■ **Set exercise**:
Print exactly the lines from the first one down to the line that contains "0.533, 0.619, 0.654];", both included, and skip the pictures.

■ **Dataset content**:
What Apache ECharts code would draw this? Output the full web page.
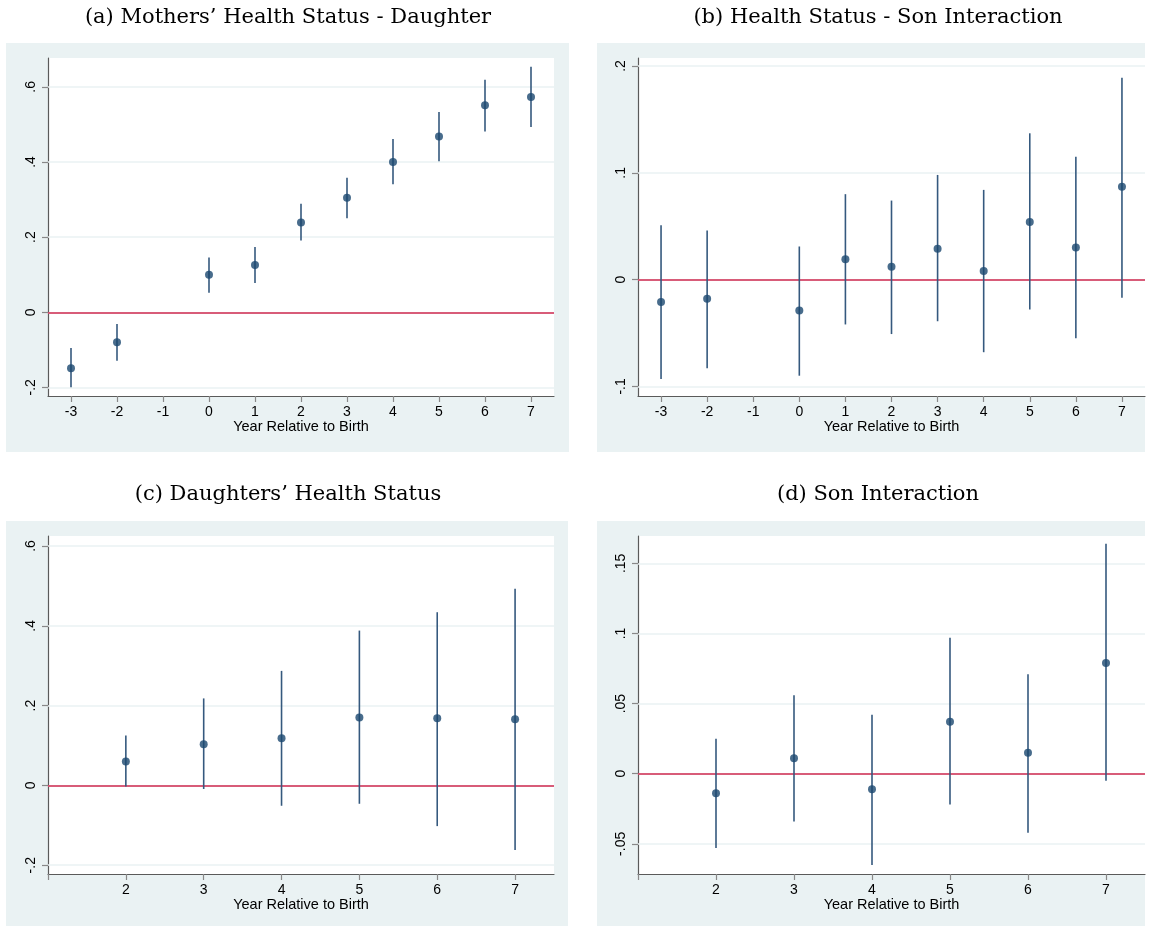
<!DOCTYPE html>
<html>
<head>
<meta charset="utf-8">
<script src="https://cdn.jsdelivr.net/npm/echarts@6/dist/echarts.min.js"></script>
<style>
html,body{margin:0;padding:0;background:#fff;}
#main{width:1154px;height:926px;}
</style>
</head>
<body>
<div id="main"></div>
<script>
// ---------- data ----------
const titles = [
  "(a) Mothers\u2019 Health Status - Daughter",
  "(b) Health Status - Son Interaction",
  "(c) Daughters\u2019 Health Status",
  "(d) Son Interaction"
];
const xTitle = "Year Relative to Birth";

const yearsAB = [-3, -2, 0, 1, 2, 3, 4, 5, 6, 7];
const yearsCD = [2, 3, 4, 5, 6, 7];

const aEst = [-0.149, -0.080, 0.100, 0.126, 0.239, 0.305, 0.400, 0.468, 0.551, 0.573];
const aLo  = [-0.200, -0.129, 0.052, 0.078, 0.191, 0.250, 0.341, 0.402, 0.481, 0.493];
const aHi  = [-0.095, -0.031, 0.146, 0.174, 0.289, 0.358, 0.461, 0.533, 0.619, 0.654];

const bEst = [-0.021, -0.018, -0.029, 0.019, 0.012, 0.029, 0.008, 0.054, 0.030, 0.087];
const bLo  = [-0.093, -0.083, -0.090, -0.042, -0.051, -0.039, -0.068, -0.028, -0.055, -0.017];
const bHi  = [0.051, 0.046, 0.031, 0.080, 0.074, 0.098, 0.084, 0.137, 0.115, 0.189];

const cEst = [0.060, 0.103, 0.118, 0.170, 0.168, 0.166];
const cLo  = [-0.003, -0.009, -0.051, -0.046, -0.102, -0.162];
const cHi  = [0.125, 0.218, 0.287, 0.388, 0.434, 0.493];

const dEst = [-0.014, 0.011, -0.011, 0.037, 0.015, 0.079];
const dLo  = [-0.053, -0.034, -0.065, -0.022, -0.042, -0.005];
const dHi  = [0.025, 0.056, 0.042, 0.097, 0.071, 0.164];

const xTicksAB = [-3, -2, -1, 0, 1, 2, 3, 4, 5, 6, 7];
const xTicksCD = [1, 2, 3, 4, 5, 6, 7];
const xLabelsCD = [2, 3, 4, 5, 6, 7];

const yTicksA = [-0.2, 0, 0.2, 0.4, 0.6];
const yTicksB = [-0.1, 0, 0.1, 0.2];
const yTicksC = [-0.2, 0, 0.2, 0.4, 0.6];
const yTicksD = [-0.05, 0, 0.05, 0.1, 0.15];

const xRangeAB = [-3.5, 7.5];
const xRangeCD = [1, 7.5];
const yRanges = [[-0.223, 0.677], [-0.109, 0.2075], [-0.222, 0.625], [-0.0715, 0.1695]];

// ---------- layout / style ----------
const NAVY = '#1a476f';
const CI_COLOR = '#35597e';
const RED = '#d0284f';
const BG = '#eaf2f3';
const AXIS = '#5a5a5a';
const SANS = 'Liberation Sans, Arial, sans-serif';

const grids = [
  {left: 48, top: 58, width: 506, height: 338},
  {left: 638, top: 58, width: 507, height: 338},
  {left: 48, top: 536, width: 506, height: 338},
  {left: 638, top: 536, width: 507, height: 338}
];
const panels = [
  {x: 6, y: 43, w: 563, h: 409},
  {x: 597, y: 43, w: 548, h: 409},
  {x: 6, y: 521, w: 562, h: 405},
  {x: 597, y: 521, w: 548, h: 405}
];
const titlePos = [[288, 18], [878, 18], [288, 495], [878, 495]];

const panelsData = [
  {years: yearsAB, est: aEst, lo: aLo, hi: aHi, xr: xRangeAB, xt: xTicksAB, xl: xTicksAB, yt: yTicksA},
  {years: yearsAB, est: bEst, lo: bLo, hi: bHi, xr: xRangeAB, xt: xTicksAB, xl: xTicksAB, yt: yTicksB},
  {years: yearsCD, est: cEst, lo: cLo, hi: cHi, xr: xRangeCD, xt: xTicksCD, xl: xLabelsCD, yt: yTicksC},
  {years: yearsCD, est: dEst, lo: dLo, hi: dHi, xr: xRangeCD, xt: xTicksCD, xl: xLabelsCD, yt: yTicksD}
];

function fmtY(v) {
  if (v === 0) return '0';
  return String(v).replace('0.', '.');
}

const option = {
  backgroundColor: '#ffffff',
  animation: false,
  graphic: [],
  grid: [], xAxis: [], yAxis: [], series: []
};

panels.forEach(function (p) {
  option.graphic.push({type: 'rect', shape: {x: p.x, y: p.y, width: p.w, height: p.h},
    style: {fill: BG}, z: -10, silent: true});
});
titles.forEach(function (t, i) {
  option.graphic.push({type: 'text', x: titlePos[i][0], y: titlePos[i][1], z: 10,
    style: {text: t, fill: '#000', font: '21px "DejaVu Serif", serif',
      textAlign: 'center', textVerticalAlign: 'middle'}});
});

panelsData.forEach(function (pd, i) {
  const g = grids[i];
  option.grid.push({left: g.left, top: g.top, width: g.width, height: g.height,
    show: true, backgroundColor: '#ffffff', borderWidth: 0, outerBoundsMode: 'none', containLabel: false});
  option.xAxis.push({
    type: 'value', gridIndex: i, min: pd.xr[0], max: pd.xr[1],
    name: xTitle, nameLocation: 'middle', nameGap: 23, nameMoveOverlap: false,
    nameTextStyle: {color: '#000', fontFamily: SANS, fontSize: 14.5},
    axisLine: {show: true, onZero: false, lineStyle: {color: AXIS, width: 1.2}},
    axisTick: {show: true, length: 6, customValues: pd.xt, lineStyle: {color: '#888', width: 1.2}},
    axisLabel: {show: true, customValues: pd.xl, margin: 9, color: '#000', fontFamily: SANS, fontSize: 14,
      showMinLabel: true, showMaxLabel: true},
    splitLine: {show: false}
  });
  option.yAxis.push({
    type: 'value', gridIndex: i, min: yRanges[i][0], max: yRanges[i][1],
    axisLine: {show: true, onZero: false, lineStyle: {color: AXIS, width: 1.2}},
    axisTick: {show: true, length: 6, customValues: pd.yt, lineStyle: {color: '#888', width: 1.2}},
    axisLabel: {show: true, customValues: pd.yt, rotate: 90, margin: 10, color: '#000',
      fontFamily: SANS, fontSize: 14, formatter: fmtY},
    splitLine: {show: false}
  });
  // gridlines
  option.series.push({
    type: 'line', xAxisIndex: i, yAxisIndex: i, data: [], silent: true, z: 1,
    markLine: {silent: true, z: 1, symbol: ['none', 'none'], label: {show: false},
      lineStyle: {color: BG, width: 1.5, type: 'solid'},
      data: pd.yt.map(function (v) { return {yAxis: v}; })}
  });
  // zero line
  option.series.push({
    type: 'line', xAxisIndex: i, yAxisIndex: i, data: [], silent: true, z: 2,
    markLine: {silent: true, z: 2, symbol: ['none', 'none'], label: {show: false},
      lineStyle: {color: RED, width: 1.6, type: 'solid'},
      data: [{yAxis: 0}]}
  });
  // confidence intervals
  option.series.push({
    type: 'custom', xAxisIndex: i, yAxisIndex: i, z: 3, silent: true,
    data: pd.years.map(function (x, k) { return [x, pd.lo[k], pd.hi[k]]; }),
    renderItem: function (params, api) {
      const p1 = api.coord([api.value(0), api.value(1)]);
      const p2 = api.coord([api.value(0), api.value(2)]);
      return {type: 'line', shape: {x1: p1[0], y1: p1[1], x2: p2[0], y2: p2[1]},
        style: {stroke: CI_COLOR, lineWidth: 1.6}};
    }
  });
  // point estimates
  option.series.push({
    type: 'scatter', xAxisIndex: i, yAxisIndex: i, z: 4, silent: true,
    symbol: 'circle', symbolSize: 8, itemStyle: {color: NAVY},
    data: pd.years.map(function (x, k) { return [x, pd.est[k]]; })
  });
});

const chart = echarts.init(document.getElementById('main'), null, {renderer: 'canvas'});
chart.setOption(option);
</script>
</body>
</html>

■ **Written solution**:
What Apache ECharts code would draw this? Output the full web page.
<!DOCTYPE html>
<html>
<head>
<meta charset="utf-8">
<script src="https://cdn.jsdelivr.net/npm/echarts@6/dist/echarts.min.js"></script>
<style>
html,body{margin:0;padding:0;background:#fff;}
#main{width:1154px;height:926px;}
</style>
</head>
<body>
<div id="main"></div>
<script>
// ---------- data ----------
const titles = [
  "(a) Mothers\u2019 Health Status - Daughter",
  "(b) Health Status - Son Interaction",
  "(c) Daughters\u2019 Health Status",
  "(d) Son Interaction"
];
const xTitle = "Year Relative to Birth";

const yearsAB = [-3, -2, 0, 1, 2, 3, 4, 5, 6, 7];
const yearsCD = [2, 3, 4, 5, 6, 7];

const aEst = [-0.149, -0.080, 0.100, 0.126, 0.239, 0.305, 0.400, 0.468, 0.551, 0.573];
const aLo  = [-0.200, -0.129, 0.052, 0.078, 0.191, 0.250, 0.341, 0.402, 0.481, 0.493];
const aHi  = [-0.095, -0.031, 0.146, 0.174, 0.289, 0.358, 0.461, 0.533, 0.619, 0.654];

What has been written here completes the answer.